CM . . . . Volume XIX Number 15 . . . . December 14, 2012
Tom Gates is looking forward to the new school year. Although he is perpetually late for school, he always has a good excuse – and he knows the quickest route, which just happens to go right by the bakery. In fact, he has an excuse ready to placate any teacher wanting something he isn't ready to deliver; and if an excuse won't do the trick, he has a note. The excuses range from why his homework isn't done to why he shouldn't go to gym. In short, Tom is a rambunctious grade 5 boy. He dreams about becoming famous with his band, the Dog Zombies, loves bugging his sister, Delia, and doodling. He also knows the importance of a good gag and is always willing to play a joke on the most annoying boy in his class – always justified in doing so, of course.
The Brilliant World of Tom Gates is Tom's diary and doodle book in which the reader follows his day, including his daydreams and homework assignments. Through Tom's diary, the reader follows Tom as he plans his homework, procrastinates regarding his homework, and plans excuses for his homework not being done. The reader watches him play his tricks on his sister and draw caricatures of his teachers. The reader also gets a front row seat to witness Tom's attempts to impress his crush, Amy Potter.
In many ways, Tom Gates is Britain's Greg Heffley of Diary of a Wimpy Kid fame. Greg has his obnoxious brother; Tom has his moody sister. They each have parents they find embarrassing. Each is trying to navigate school life. One refreshing difference, however, is that Tom rarely focuses on the negative. He is enthusiastic and always focussing on what he thinks is funny or interesting.

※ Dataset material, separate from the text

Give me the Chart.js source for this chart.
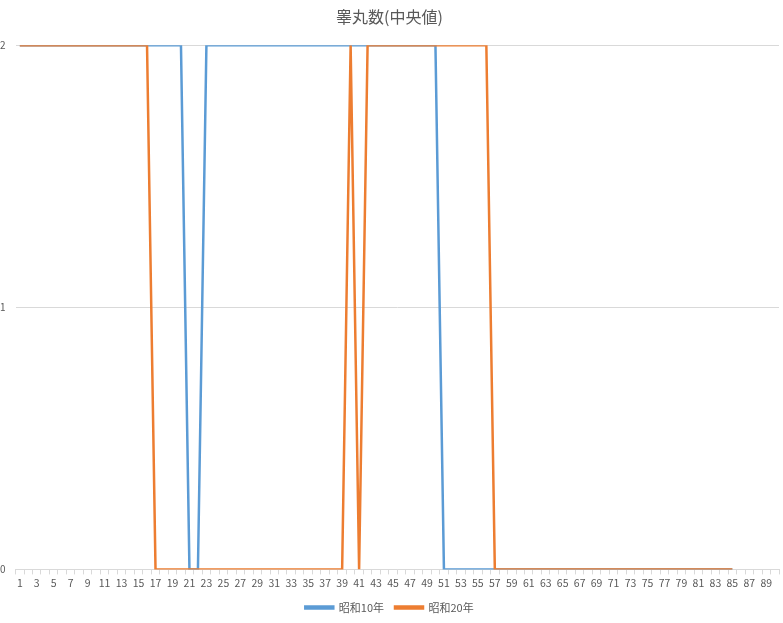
<!DOCTYPE html>
<html>
<head>
<meta charset="utf-8">
<script src="https://cdn.jsdelivr.net/npm/chart.js@4"></script>
<style>
  html, body { margin: 0; padding: 0; background: #fff; }
  #wrap { width: 783px; height: 623px; }
</style>
</head>
<body>
<div id="wrap"><canvas id="chart" width="783" height="623"></canvas></div>
<script>
const categories = Array.from({ length: 90 }, (_, i) => String(i + 1));

// 昭和10年: 2 up to 20, 0 at 21-22, 2 from 23 to 50, 0 from 51
const showa10 = [
  2, 2, 2, 2, 2, 2, 2, 2, 2, 2, 2, 2, 2, 2, 2, 2, 2, 2, 2, 2,
  0, 0, 2, 2, 2, 2, 2, 2, 2, 2, 2, 2, 2, 2, 2, 2, 2, 2, 2, 2,
  2, 2, 2, 2, 2, 2, 2, 2, 2, 2, 0, 0, 0, 0, 0, 0, 0, 0, 0, 0,
  0, 0, 0, 0, 0, 0, 0, 0, 0, 0, 0, 0, 0, 0, 0, 0, 0, 0, 0, 0,
  0, 0, 0, 0, 0,
];

// 昭和20年
const showa20 = [
  2, 2, 2, 2, 2, 2, 2, 2, 2, 2, 2, 2, 2, 2, 2, 2, 0, 0, 0, 0,
  0, 0, 0, 0, 0, 0, 0, 0, 0, 0, 0, 0, 0, 0, 0, 0, 0, 0, 0, 2,
  0, 2, 2, 2, 2, 2, 2, 2, 2, 2, 2, 2, 2, 2, 2, 2, 0, 0, 0, 0,
  0, 0, 0, 0, 0, 0, 0, 0, 0, 0, 0, 0, 0, 0, 0, 0, 0, 0, 0, 0,
  0, 0, 0, 0, 0,
];

const yTicks = [0, 1, 2];

const font = "'Noto Sans CJK JP', 'Noto Sans', sans-serif";

new Chart(document.getElementById("chart"), {
  type: "line",
  data: {
    labels: categories,
    datasets: [
      {
        label: "昭和10年",
        data: showa10,
        borderColor: "#5b9bd5",
        backgroundColor: "#5b9bd5",
        borderWidth: 2.5,
        pointRadius: 0,
        tension: 0,
        order: 2,
      },
      {
        // lower order is drawn on top, as in the original
        label: "昭和20年",
        data: showa20,
        borderColor: "#ed7d31",
        backgroundColor: "#ed7d31",
        borderWidth: 2.5,
        pointRadius: 0,
        tension: 0,
        order: 1,
      },
    ],
  },
  options: {
    responsive: false,
    animation: false,
    layout: { padding: { left: 0, right: 4, top: 7, bottom: 0 } },
    plugins: {
      title: {
        display: true,
        text: "睾丸数(中央値)",
        color: "#595959",
        font: { family: font, size: 16, weight: "normal" },
        padding: { top: 0, bottom: 19 },
      },
      legend: {
        position: "bottom",
        labels: {
          color: "#595959",
          font: { family: font, size: 11 },
          boxWidth: 28,
          boxHeight: 2,
          padding: 11,
          sort: (a, b) => a.datasetIndex - b.datasetIndex,
        },
      },
      tooltip: { enabled: false },
    },
    scales: {
      x: {
        offset: true,
        grid: {
          display: true,
          offset: true,
          drawOnChartArea: false,
          drawTicks: true,
          tickLength: 5,
          color: "#d9d9d9",
        },
        border: { display: true, color: "#d9d9d9" },
        ticks: {
          autoSkip: false,
          maxRotation: 0,
          minRotation: 0,
          color: "#595959",
          font: { family: font, size: 10.5 },
          padding: 2,
          callback: (value, index) => (index % 2 === 0 ? categories[index] : ""),
        },
      },
      y: {
        min: 0,
        max: 2,
        afterBuildTicks: (axis) => {
          axis.ticks = yTicks.map((v) => ({ value: v }));
        },
        grid: { color: "#d9d9d9", drawTicks: false },
        border: { display: false },
        ticks: {
          color: "#595959",
          font: { family: font, size: 10 },
          padding: 5,
          crossAlign: "far",
        },
      },
    },
  },
});
</script>
</body>
</html>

Pichon's use of word art and simple drawings lures the reader into the world of Tom and helps keep the reader focused. The artwork also provides visual clues to assist the struggling reader to decipher the meaning behind the text. Further, the use of white space and large print allows for an easier transition to longer, possibly more intimidating, chapter books.
Some readers may find the use of English slang confusing, but Pichon has provided a glossary to assist with understanding. The language does provide an additional flavour to the tale.
Tom will never be used as an exemplar of proper behaviour, but his antics are entertaining and will be a hit with younger boy readers particularly.
Jonine Bergen is a librarian in Winnipeg, MB.